▶ _Your goal_:
Exactly as written, quote every line that follows, skipping the images.

>>>>

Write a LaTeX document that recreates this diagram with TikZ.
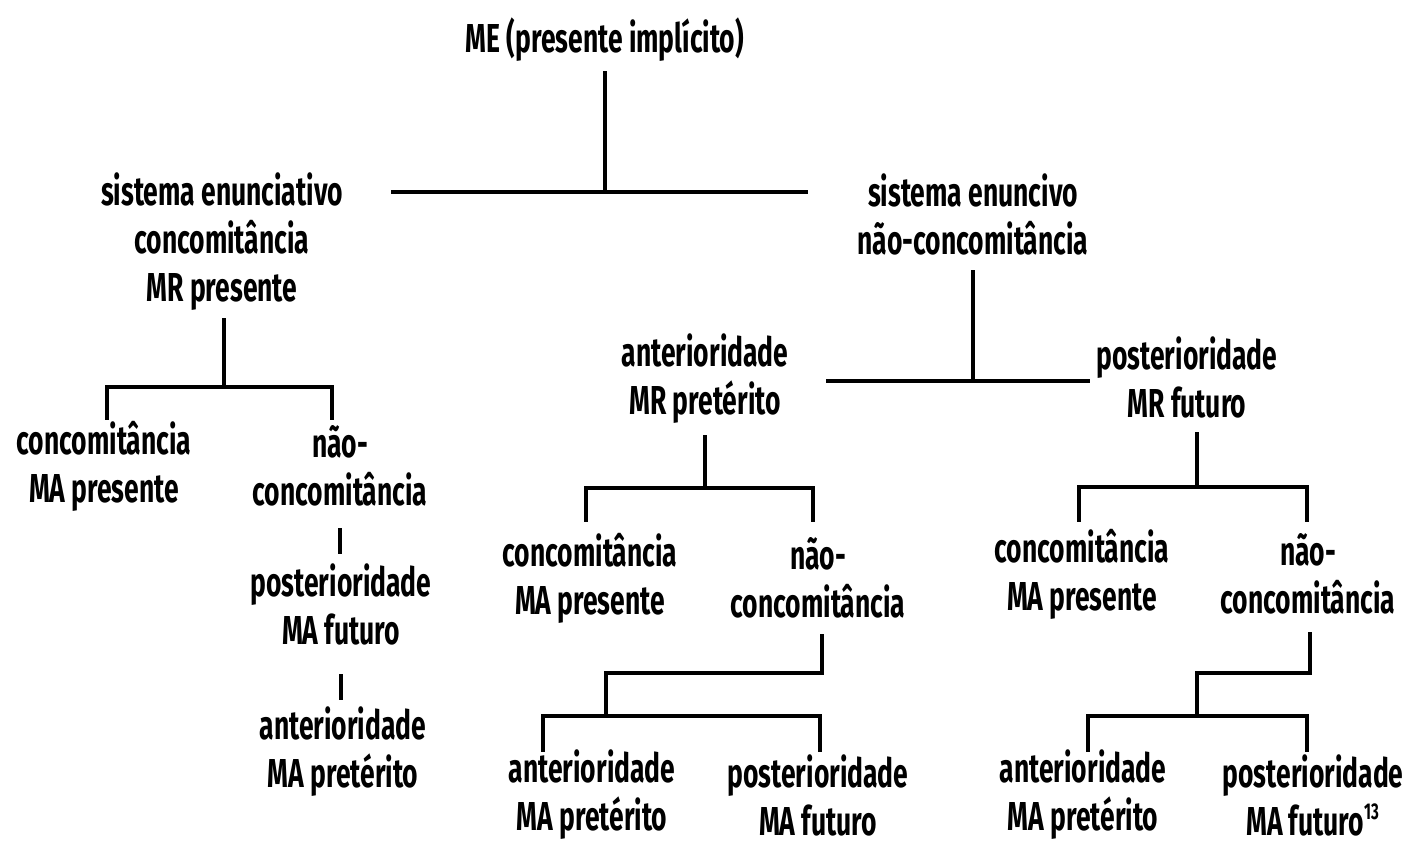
\documentclass[tikz,border=0pt]{standalone}
\usepackage{fontspec}
\setmainfont{Fira Sans}[FakeStretch=0.655]
\begin{document}
\begin{tikzpicture}[x=0.02cm,y=-0.02cm,
  lbl/.style={align=center,inner sep=0pt,font=\fontsize{23}{27.3}\selectfont\bfseries},
  ln/.style={line width=2.6pt,line cap=rect}]
\useasboundingbox (0,0) rectangle (1408,844);
% texts
\node[lbl] (me) at (605,40) {ME (presente implícito)};
\node[lbl] (enc) at (222,242) {sistema enunciativo\\concomitância\\MR presente};
\node[lbl] (enu) at (973,214) {sistema enuncivo\\não-concomitância};
\node[lbl] (lc) at (104,466) {concomitância\\MA presente};
\node[lbl] (lnc) at (340,466) {não-\\concomitância};
\node[lbl] (lpost) at (341,604) {posterioridade\\MA futuro};
\node[lbl] (lant) at (343,752) {anterioridade\\MA pretérito};
\node[lbl] (ant) at (705,379) {anterioridade\\MR pretérito};
\node[lbl] (mc) at (590,578) {concomitância\\MA presente};
\node[lbl] (mnc) at (818,578) {não-\\concomitância};
\node[lbl] (mant) at (592,795) {anterioridade\\MA pretérito};
\node[lbl] (mpost) at (818,795) {posterioridade\\MA futuro};
\node[lbl] (post) at (1187,377) {posterioridade\\MR futuro};
\node[lbl] (rc) at (1082,574) {concomitância\\MA presente};
\node[lbl] (rnc) at (1308,574) {não-\\concomitância};
\node[lbl] (rant) at (1083,795) {anterioridade\\MA pretérito};
\node[lbl] (rpost) at (1313,795) {posterioridade\\MA futuro\textsuperscript{\fontsize{13}{13}\selectfont 13}};
% junctions
\coordinate (j0) at (605,192);
\coordinate (h0l) at (393,192);
\coordinate (h0r) at (806,192);
\coordinate (j1) at (224,387);
\coordinate (h1l) at (107,387);
\coordinate (h1r) at (332,387);
\coordinate (j2) at (973,381);
\coordinate (h2l) at (828,381);
\coordinate (h2r) at (1088,381);
\coordinate (j3) at (705,488);
\coordinate (h3l) at (586,488);
\coordinate (h3r) at (813,488);
\coordinate (j4) at (1197,487);
\coordinate (h4l) at (1079,487);
\coordinate (h4r) at (1307,487);
\coordinate (s5) at (822,673);
\coordinate (j5) at (606,673);
\coordinate (k5) at (606,716);
\coordinate (h5l) at (543,716);
\coordinate (h5r) at (820,716);
\coordinate (s6) at (1310,673);
\coordinate (j6) at (1197,673);
\coordinate (k6) at (1197,716);
\coordinate (h6l) at (1088,716);
\coordinate (h6r) at (1307,716);
% connectors
\draw[ln] (me.south |- 0,73) -- (j0);
\draw[ln] (h0l) -- (h0r);
\draw[ln] (j1 |- 0,320) -- (j1);
\draw[ln] (h1l |- 0,418) -- (h1l) -- (h1r) -- (h1r |- 0,418);
\draw[ln] (lnc.south |- 0,530) -- (lnc.south |- 0,552);
\draw[ln] (lpost.south |- 0,676) -- (lpost.south |- 0,698);
\draw[ln] (enu.south |- 0,272) -- (j2);
\draw[ln] (h2l) -- (h2r);
\draw[ln] (j3 |- 0,437) -- (j3);
\draw[ln] (h3l |- 0,520) -- (h3l) -- (h3r) -- (h3r |- 0,520);
\draw[ln] (j4 |- 0,434) -- (j4);
\draw[ln] (h4l |- 0,520) -- (h4l) -- (h4r) -- (h4r |- 0,520);
\draw[ln] (s5 |- 0,636) -- (s5) -- (j5) -- (k5);
\draw[ln] (h5l |- 0,750) -- (h5l) -- (h5r) -- (h5r |- 0,750);
\draw[ln] (s6 |- 0,634) -- (s6) -- (j6) -- (k6);
\draw[ln] (h6l |- 0,750) -- (h6l) -- (h6r) -- (h6r |- 0,750);
\end{tikzpicture}
\end{document}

<<<<

▶ _Right answer_:
Write a LaTeX document that recreates this diagram with TikZ.
\documentclass[tikz,border=0pt]{standalone}
\usepackage{fontspec}
\setmainfont{Fira Sans}[FakeStretch=0.655]
\begin{document}
\begin{tikzpicture}[x=0.02cm,y=-0.02cm,
  lbl/.style={align=center,inner sep=0pt,font=\fontsize{23}{27.3}\selectfont\bfseries},
  ln/.style={line width=2.6pt,line cap=rect}]
\useasboundingbox (0,0) rectangle (1408,844);
% texts
\node[lbl] (me) at (605,40) {ME (presente implícito)};
\node[lbl] (enc) at (222,242) {sistema enunciativo\\concomitância\\MR presente};
\node[lbl] (enu) at (973,214) {sistema enuncivo\\não-concomitância};
\node[lbl] (lc) at (104,466) {concomitância\\MA presente};
\node[lbl] (lnc) at (340,466) {não-\\concomitância};
\node[lbl] (lpost) at (341,604) {posterioridade\\MA futuro};
\node[lbl] (lant) at (343,752) {anterioridade\\MA pretérito};
\node[lbl] (ant) at (705,379) {anterioridade\\MR pretérito};
\node[lbl] (mc) at (590,578) {concomitância\\MA presente};
\node[lbl] (mnc) at (818,578) {não-\\concomitância};
\node[lbl] (mant) at (592,795) {anterioridade\\MA pretérito};
\node[lbl] (mpost) at (818,795) {posterioridade\\MA futuro};
\node[lbl] (post) at (1187,377) {posterioridade\\MR futuro};
\node[lbl] (rc) at (1082,574) {concomitância\\MA presente};
\node[lbl] (rnc) at (1308,574) {não-\\concomitância};
\node[lbl] (rant) at (1083,795) {anterioridade\\MA pretérito};
\node[lbl] (rpost) at (1313,795) {posterioridade\\MA futuro\textsuperscript{\fontsize{13}{13}\selectfont 13}};
% junctions
\coordinate (j0) at (605,192);
\coordinate (h0l) at (393,192);
\coordinate (h0r) at (806,192);
\coordinate (j1) at (224,387);
\coordinate (h1l) at (107,387);
\coordinate (h1r) at (332,387);
\coordinate (j2) at (973,381);
\coordinate (h2l) at (828,381);
\coordinate (h2r) at (1088,381);
\coordinate (j3) at (705,488);
\coordinate (h3l) at (586,488);
\coordinate (h3r) at (813,488);
\coordinate (j4) at (1197,487);
\coordinate (h4l) at (1079,487);
\coordinate (h4r) at (1307,487);
\coordinate (s5) at (822,673);
\coordinate (j5) at (606,673);
\coordinate (k5) at (606,716);
\coordinate (h5l) at (543,716);
\coordinate (h5r) at (820,716);
\coordinate (s6) at (1310,673);
\coordinate (j6) at (1197,673);
\coordinate (k6) at (1197,716);
\coordinate (h6l) at (1088,716);
\coordinate (h6r) at (1307,716);
% connectors
\draw[ln] (me.south |- 0,73) -- (j0);
\draw[ln] (h0l) -- (h0r);
\draw[ln] (j1 |- 0,320) -- (j1);
\draw[ln] (h1l |- 0,418) -- (h1l) -- (h1r) -- (h1r |- 0,418);
\draw[ln] (lnc.south |- 0,530) -- (lnc.south |- 0,552);
\draw[ln] (lpost.south |- 0,676) -- (lpost.south |- 0,698);
\draw[ln] (enu.south |- 0,272) -- (j2);
\draw[ln] (h2l) -- (h2r);
\draw[ln] (j3 |- 0,437) -- (j3);
\draw[ln] (h3l |- 0,520) -- (h3l) -- (h3r) -- (h3r |- 0,520);
\draw[ln] (j4 |- 0,434) -- (j4);
\draw[ln] (h4l |- 0,520) -- (h4l) -- (h4r) -- (h4r |- 0,520);
\draw[ln] (s5 |- 0,636) -- (s5) -- (j5) -- (k5);
\draw[ln] (h5l |- 0,750) -- (h5l) -- (h5r) -- (h5r |- 0,750);
\draw[ln] (s6 |- 0,634) -- (s6) -- (j6) -- (k6);
\draw[ln] (h6l |- 0,750) -- (h6l) -- (h6r) -- (h6r |- 0,750);
\end{tikzpicture}
\end{document}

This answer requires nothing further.